0:18 That spit is personal. I always laugh out loud when hear that hawking sound followed by spitting for C++, C#. And I listen to these vids while doing something else :D
Edited timestamp for better timing.
Testing after writing the code is kind of a thing I hear many people doing. Not that the TDD is bad or hard, but still kind of a preference thing.
So only ever been a hobbyist, and only ever used Python. And about 6 months ago now I decided to learn Rust, and I personally found it very easy to pick up and start building stuff. Now was it good, or anything, no, and never was gonna be. But I've loved learning Rust, compared to when I was first starting out with Python.
"But I thought we didn't do jokes below the C level".
*Everyone liked that*
Zig's build system is great, takes away the pain of C . But then you have to take care of the allocators, which is cool for hobby projects, not sure in production.
Vectors are the coolest part of zig imo. Super easy simd work
1:35 - Jesus Christ I'm so much with you on that. I hate throwing errors. I would much rather break the entire language's paradigm and return an error or a list with the return value and possible error and just straight up do it the procedural way.

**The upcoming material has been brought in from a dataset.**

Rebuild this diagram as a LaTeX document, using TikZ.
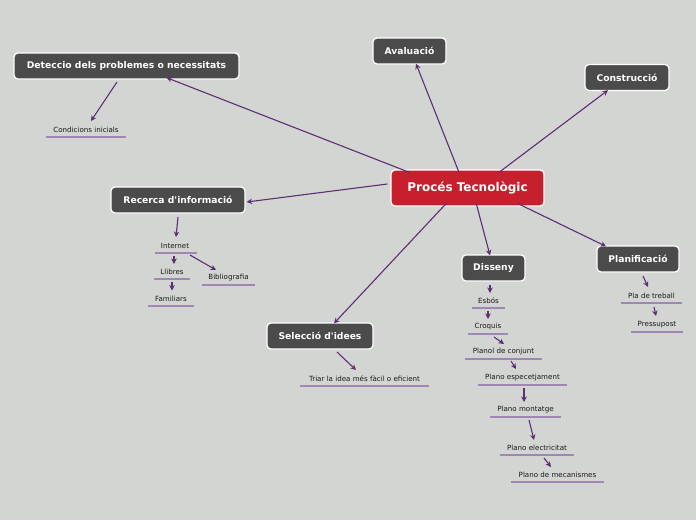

functions not having what it throws in the signature is also one of the biggest problems in C++. Yeah you do have noexcept there but almost no one actually uses that correctly and it's basically only in code documentation and doesn't actually enforce anything
The only time I use TDD is when designing an APi. I find it easier to visualize how an API should work by actually writing the client code first.
Net. The compiler help is what I ve been looking all my life. I found my language.